Dhanjani and Rios expressed disapproval of antiphishing products that use black lists to block known phishing sites. One, because some legitimate server admins might have their compromised account password visible on such lists. Two, because the researchers were able to open those lists and see the servers that were being compromised.
They followed one of the servers that had shown up on one black list multiple times. What they found was a poorly configured Internet-facing server, one that was easily compromised, and therefore hosting several phishing sites.
Once they found a compromised Web server, they then wondered: how hard is it to create an authentic-looking phishing site? Dhanjani and Rios found kits online, prepackaged with images and forms from Bank of America, Citibank, and PayPal, among others. Just install one of these kits on a compromised server and you're in business.

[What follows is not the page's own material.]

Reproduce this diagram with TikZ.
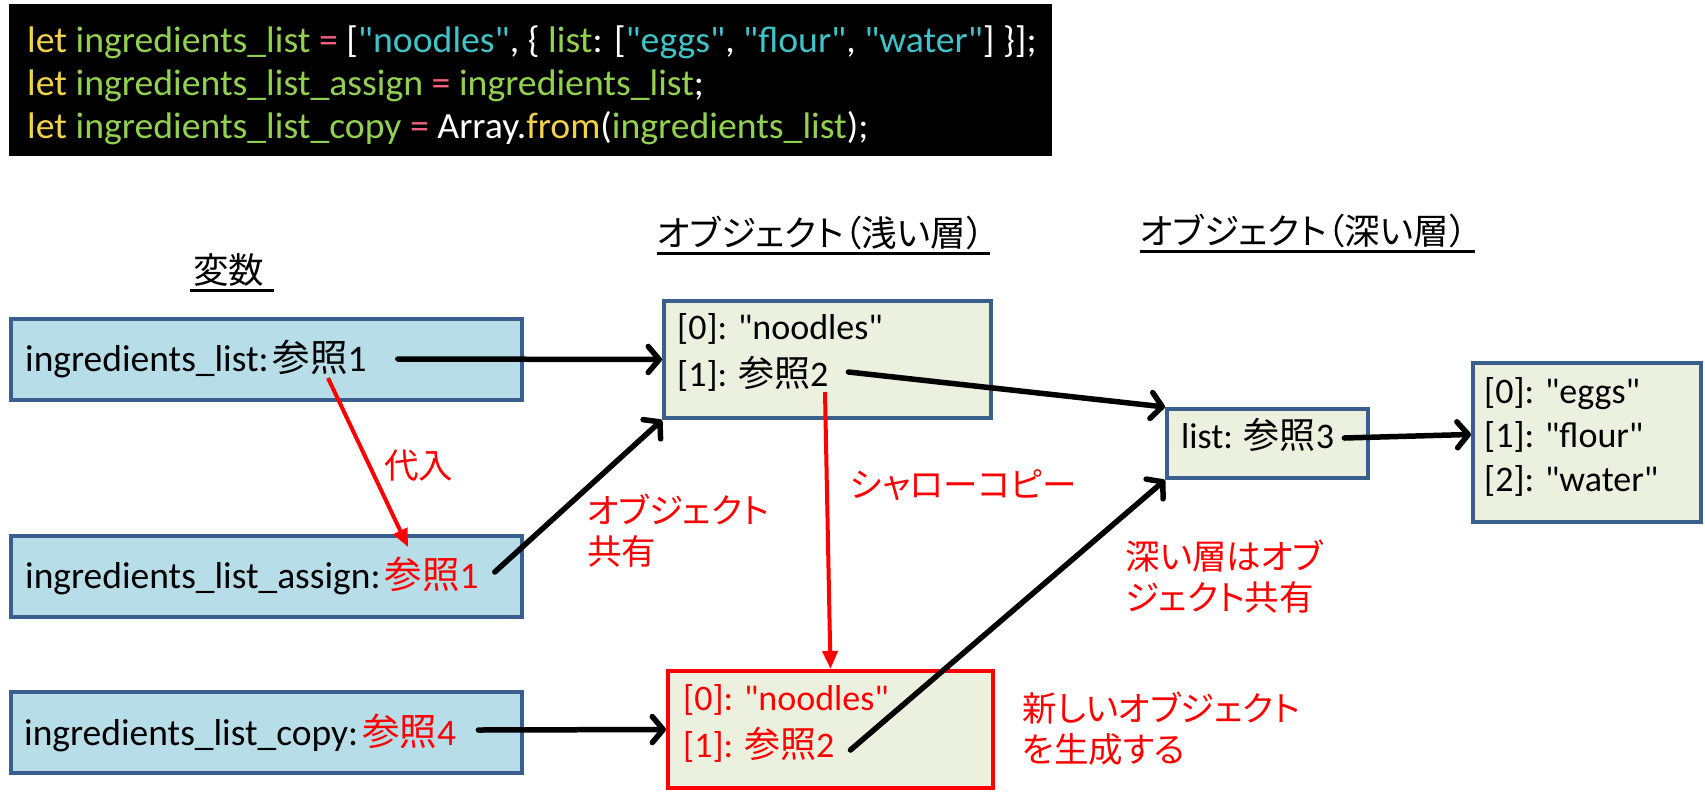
\documentclass[tikz,border=0pt]{standalone}
\usepackage{fontspec}
\setmainfont{Carlito}[Ligatures=TeXOff]
\newfontfamily\codefont{Carlito}[Ligatures=TeXOff, FakeStretch=1.02]
\newfontfamily\jp[RawFeature={+palt}]{Noto Sans CJK JP}
\usetikzlibrary{arrows.meta}
\definecolor{varfill}{HTML}{B7DEE8}
\definecolor{objfill}{HTML}{EBF1DE}
\definecolor{bord}{HTML}{3A5F8E}
\definecolor{cy}{HTML}{F2D14B}
\definecolor{cg}{HTML}{92D050}
\definecolor{cc}{HTML}{3FC3C8}
\definecolor{cp}{HTML}{F4607E}
\definecolor{redc}{HTML}{FF0000}
\newcommand{\cdY}[1]{\textcolor{cy}{#1}}
\newcommand{\cdG}[1]{\textcolor{cg}{#1}}
\newcommand{\cdC}[1]{\textcolor{cc}{#1}}
\newcommand{\cdP}[1]{\textcolor{cp}{#1}}
\tikzset{
  varbox/.style={draw=bord, fill=varfill, line width=4pt, inner sep=0pt, anchor=north west},
  objbox/.style={draw=bord, fill=objfill, line width=4pt, inner sep=0pt, anchor=north west},
  newbox/.style={draw=redc, fill=objfill, line width=4pt, inner sep=0pt, anchor=north west},
  vtxt/.style={font=\fontsize{37.5}{42}\selectfont, inner sep=0pt, anchor=base west},
  txt/.style={font=\fontsize{36}{42}\selectfont, inner sep=0pt, anchor=base west},
  code/.style={font=\fontsize{37}{44}\codefont\selectfont, text=white, inner sep=0pt, anchor=base west},
  hdr/.style={font=\fontsize{35.5}{40}\selectfont\jp, inner sep=0pt, anchor=base west},
  lbl/.style={font=\fontsize{34.5}{41}\selectfont\jp, text=redc, inner sep=0pt, anchor=west, align=left},
  ul/.style={line width=3pt},
  blk/.style={line width=5.5pt, line cap=round, -{Straight Barb[round, length=11pt, width=26pt]}},
  redarr/.style={draw=redc, line width=4pt, -{Triangle[length=18pt, width=15pt]}}
}
\begin{document}
\begin{tikzpicture}[x=1pt, y=-1pt]
\useasboundingbox (0,0) rectangle (1705,793);
% code block
\fill[black] (9,4) rectangle (1052,156);
\node[code] (c1) at (27,52) {\cdY{let} \cdG{ingredients\_list} \cdP{=} [\cdC{"noodles"}, \{ \cdG{list}: [\cdC{"eggs"}, \cdC{"flour"}, \cdC{"water"}] \}];};
\node[code] (c2) at (27,95) {\cdY{let} \cdG{ingredients\_list\_assign} \cdP{=} \cdG{ingredients\_list};};
\node[code] (c3) at (27,138) {\cdY{let} \cdG{ingredients\_list\_copy} \cdP{=} Array.\cdY{from}(\cdG{ingredients\_list});};
% headers
\node[hdr] (h1) at (193,283) {変数};
\draw[ul] (190,290) -- (274,290);
\node[hdr] (h2) at (657,246) {オブジェクト（浅い層）};
\draw[ul] (657,253) -- (990,253);
\node[hdr] (h3) at (1140,244) {オブジェクト（深い層）};
\draw[ul] (1140,251) -- (1475,251);
% boxes
\node[varbox, minimum width=511pt, minimum height=81pt] (v1) at (9,317) {};
\node[varbox, minimum width=511pt, minimum height=81pt] (v2) at (9,534) {};
\node[varbox, minimum width=511pt, minimum height=81pt] (v3) at (9,690) {};
\node[objbox, minimum width=327pt, minimum height=117pt] (o1) at (662,299) {};
\node[objbox, minimum width=201pt, minimum height=69pt] (ls) at (1165,407) {};
\node[objbox, minimum width=228pt, minimum height=159pt] (eg) at (1471,361) {};
\node[newbox, minimum width=325pt, minimum height=117pt] (cp) at (666,669) {};
% box texts
\node[vtxt] (t1) at (25,371) {ingredients\_list:\hspace{4pt}{\jp 参照}1};
\node[vtxt] (t2) at (25,588) {ingredients\_list\_assign:\hspace{4pt}\textcolor{redc}{{\jp 参照}1}};
\node[vtxt] (t3) at (24,745) {ingredients\_list\_copy:\hspace{4pt}\textcolor{redc}{{\jp 参照}4}};
\node[txt] (o1a) at (677,339) {[0]: "noodles"};
\node[txt] (o1b) at (677,386) {[1]: {\jp 参照}2};
\node[txt] (lst) at (1181,448) {list: {\jp 参照}3};
\node[txt] (e0) at (1484,403) {[0]: "eggs"};
\node[txt] (e1) at (1484,447) {[1]: "flour"};
\node[txt] (e2) at (1484,491) {[2]: "water"};
\node[txt, text=redc] (cpa) at (683,710) {[0]: "noodles"};
\node[txt, text=redc] (cpb) at (683,757) {[1]: {\jp 参照}2};
% labels
\node[lbl] (l1) at (384,466) {代入};
\node[lbl] (l2) at (587,531) {オブジェクト\\共有};
\node[lbl] (l3) at (850,485) {シャローコピー};
\node[lbl] (l4) at (1125,577) {深い層はオブ\\ジェクト共有};
\node[lbl] (l5) at (1022,729) {新しいオブジェクト\\を生成する};
% connectors
\coordinate (r1s) at (328,378);
\coordinate (r1e) at (408,547);
\coordinate (r2s) at (825,392);
\draw[blk] ([xshift=31pt,yshift=12pt]t1.base east) -- (o1.west);
\draw[blk] ([xshift=16pt,yshift=16pt]t2.base east) -- (o1.south west);
\draw[blk] ([xshift=20pt,yshift=14pt]o1b.base east) -- (ls.north west);
\draw[blk] ([xshift=10pt,yshift=10pt]lst.base east) -- (eg.west |- lst.east);
\draw[blk] ([xshift=16pt,yshift=7pt]cpb.base east) -- (ls.south west);
\draw[blk] ([xshift=22pt,yshift=15pt]t3.base east) -- (cp.west);
\draw[redarr] (r1s) -- (r1e);
\draw[redarr] (r2s) -- (cp.north);
\end{tikzpicture}
\end{document}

Looking deeper into the code used in these kits, they found that one kit had been copied many times, with different images. Moreover, the creator of the kit was skimming off the people using the kit; every time someone fell for a phishing site, their personal data not only went to the phisher who put up the site, but also to the author who wrote the kit.
With personal information flowing in, what does the average phisher do next? Dhanjani and Rios googled to find sites trading personal data--not a surprising find. What they found was that U.S. and U.K. IDs often sold for much less than European and Asian data. They could not account for the difference.
They also found forums and sites dedicated to ATM "skimming." Skimming is the physical use of secondary readers and keypads on ATMs used to capture account numbers and PINs. Often the ATM transaction goes through, and the customer doesn't realize the account has been compromised until later.
Dhanjani and Rios suggested that site administrators should lock down their sites so that phishing kits don't take root. They also suggested that sites require more security in order to raise the bar. By requiring a customer to use two-factor authentication, or a persistent cookie, many of the financial phishing sites would cease to be effective, they said.